• **Task objective**
Go through the material and write it all out exactly, minus the pictures.

• **Data segment**
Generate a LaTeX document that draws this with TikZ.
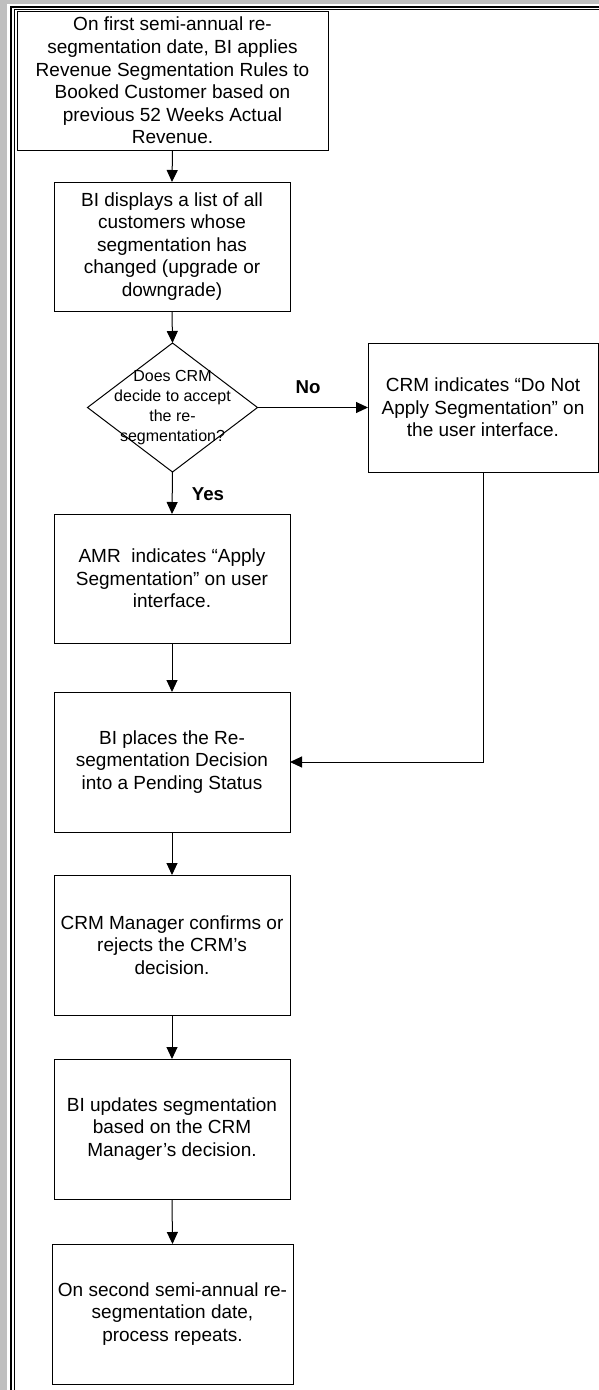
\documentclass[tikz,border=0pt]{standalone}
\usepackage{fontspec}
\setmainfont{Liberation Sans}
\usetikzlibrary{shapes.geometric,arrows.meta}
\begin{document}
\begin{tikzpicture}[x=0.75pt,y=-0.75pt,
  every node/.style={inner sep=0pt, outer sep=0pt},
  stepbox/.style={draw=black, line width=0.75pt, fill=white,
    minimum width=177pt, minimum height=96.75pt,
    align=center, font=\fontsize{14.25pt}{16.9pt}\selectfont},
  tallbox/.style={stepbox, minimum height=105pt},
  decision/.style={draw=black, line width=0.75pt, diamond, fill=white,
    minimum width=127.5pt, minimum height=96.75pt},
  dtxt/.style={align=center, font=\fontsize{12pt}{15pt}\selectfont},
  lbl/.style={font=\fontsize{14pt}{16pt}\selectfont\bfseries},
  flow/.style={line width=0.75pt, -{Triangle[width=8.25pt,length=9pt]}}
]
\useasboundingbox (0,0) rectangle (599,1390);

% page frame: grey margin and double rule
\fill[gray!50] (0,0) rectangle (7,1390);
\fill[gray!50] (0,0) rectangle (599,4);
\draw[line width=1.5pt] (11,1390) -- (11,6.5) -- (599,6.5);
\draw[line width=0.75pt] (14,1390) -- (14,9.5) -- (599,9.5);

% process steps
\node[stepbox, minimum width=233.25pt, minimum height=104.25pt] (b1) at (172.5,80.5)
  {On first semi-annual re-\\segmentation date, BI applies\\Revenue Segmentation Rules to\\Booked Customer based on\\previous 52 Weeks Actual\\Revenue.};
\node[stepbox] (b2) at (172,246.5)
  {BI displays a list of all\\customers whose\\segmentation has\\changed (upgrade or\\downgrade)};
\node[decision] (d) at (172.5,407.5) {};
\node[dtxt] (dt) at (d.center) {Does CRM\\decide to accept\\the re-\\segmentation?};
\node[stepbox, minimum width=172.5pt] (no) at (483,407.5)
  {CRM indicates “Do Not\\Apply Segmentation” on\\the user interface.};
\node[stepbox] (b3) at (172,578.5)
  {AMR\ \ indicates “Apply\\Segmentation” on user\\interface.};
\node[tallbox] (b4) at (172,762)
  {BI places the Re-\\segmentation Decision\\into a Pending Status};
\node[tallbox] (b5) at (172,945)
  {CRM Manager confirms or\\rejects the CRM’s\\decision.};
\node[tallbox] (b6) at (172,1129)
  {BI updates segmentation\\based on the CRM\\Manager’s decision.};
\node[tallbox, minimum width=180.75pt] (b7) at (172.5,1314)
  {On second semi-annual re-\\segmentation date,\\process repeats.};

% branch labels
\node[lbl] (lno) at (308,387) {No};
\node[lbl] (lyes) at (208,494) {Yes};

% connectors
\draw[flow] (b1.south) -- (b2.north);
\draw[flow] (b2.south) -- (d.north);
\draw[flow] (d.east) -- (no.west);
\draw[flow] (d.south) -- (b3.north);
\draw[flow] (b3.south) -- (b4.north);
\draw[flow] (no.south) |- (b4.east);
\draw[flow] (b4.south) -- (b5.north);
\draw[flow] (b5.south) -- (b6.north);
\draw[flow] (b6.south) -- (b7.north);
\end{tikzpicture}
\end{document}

• **Expected output**
Generate a LaTeX document that draws this with TikZ.
\documentclass[tikz,border=0pt]{standalone}
\usepackage{fontspec}
\setmainfont{Liberation Sans}
\usetikzlibrary{shapes.geometric,arrows.meta}
\begin{document}
\begin{tikzpicture}[x=0.75pt,y=-0.75pt,
  every node/.style={inner sep=0pt, outer sep=0pt},
  stepbox/.style={draw=black, line width=0.75pt, fill=white,
    minimum width=177pt, minimum height=96.75pt,
    align=center, font=\fontsize{14.25pt}{16.9pt}\selectfont},
  tallbox/.style={stepbox, minimum height=105pt},
  decision/.style={draw=black, line width=0.75pt, diamond, fill=white,
    minimum width=127.5pt, minimum height=96.75pt},
  dtxt/.style={align=center, font=\fontsize{12pt}{15pt}\selectfont},
  lbl/.style={font=\fontsize{14pt}{16pt}\selectfont\bfseries},
  flow/.style={line width=0.75pt, -{Triangle[width=8.25pt,length=9pt]}}
]
\useasboundingbox (0,0) rectangle (599,1390);

% page frame: grey margin and double rule
\fill[gray!50] (0,0) rectangle (7,1390);
\fill[gray!50] (0,0) rectangle (599,4);
\draw[line width=1.5pt] (11,1390) -- (11,6.5) -- (599,6.5);
\draw[line width=0.75pt] (14,1390) -- (14,9.5) -- (599,9.5);

% process steps
\node[stepbox, minimum width=233.25pt, minimum height=104.25pt] (b1) at (172.5,80.5)
  {On first semi-annual re-\\segmentation date, BI applies\\Revenue Segmentation Rules to\\Booked Customer based on\\previous 52 Weeks Actual\\Revenue.};
\node[stepbox] (b2) at (172,246.5)
  {BI displays a list of all\\customers whose\\segmentation has\\changed (upgrade or\\downgrade)};
\node[decision] (d) at (172.5,407.5) {};
\node[dtxt] (dt) at (d.center) {Does CRM\\decide to accept\\the re-\\segmentation?};
\node[stepbox, minimum width=172.5pt] (no) at (483,407.5)
  {CRM indicates “Do Not\\Apply Segmentation” on\\the user interface.};
\node[stepbox] (b3) at (172,578.5)
  {AMR\ \ indicates “Apply\\Segmentation” on user\\interface.};
\node[tallbox] (b4) at (172,762)
  {BI places the Re-\\segmentation Decision\\into a Pending Status};
\node[tallbox] (b5) at (172,945)
  {CRM Manager confirms or\\rejects the CRM’s\\decision.};
\node[tallbox] (b6) at (172,1129)
  {BI updates segmentation\\based on the CRM\\Manager’s decision.};
\node[tallbox, minimum width=180.75pt] (b7) at (172.5,1314)
  {On second semi-annual re-\\segmentation date,\\process repeats.};

% branch labels
\node[lbl] (lno) at (308,387) {No};
\node[lbl] (lyes) at (208,494) {Yes};

% connectors
\draw[flow] (b1.south) -- (b2.north);
\draw[flow] (b2.south) -- (d.north);
\draw[flow] (d.east) -- (no.west);
\draw[flow] (d.south) -- (b3.north);
\draw[flow] (b3.south) -- (b4.north);
\draw[flow] (no.south) |- (b4.east);
\draw[flow] (b4.south) -- (b5.north);
\draw[flow] (b5.south) -- (b6.north);
\draw[flow] (b6.south) -- (b7.north);
\end{tikzpicture}
\end{document}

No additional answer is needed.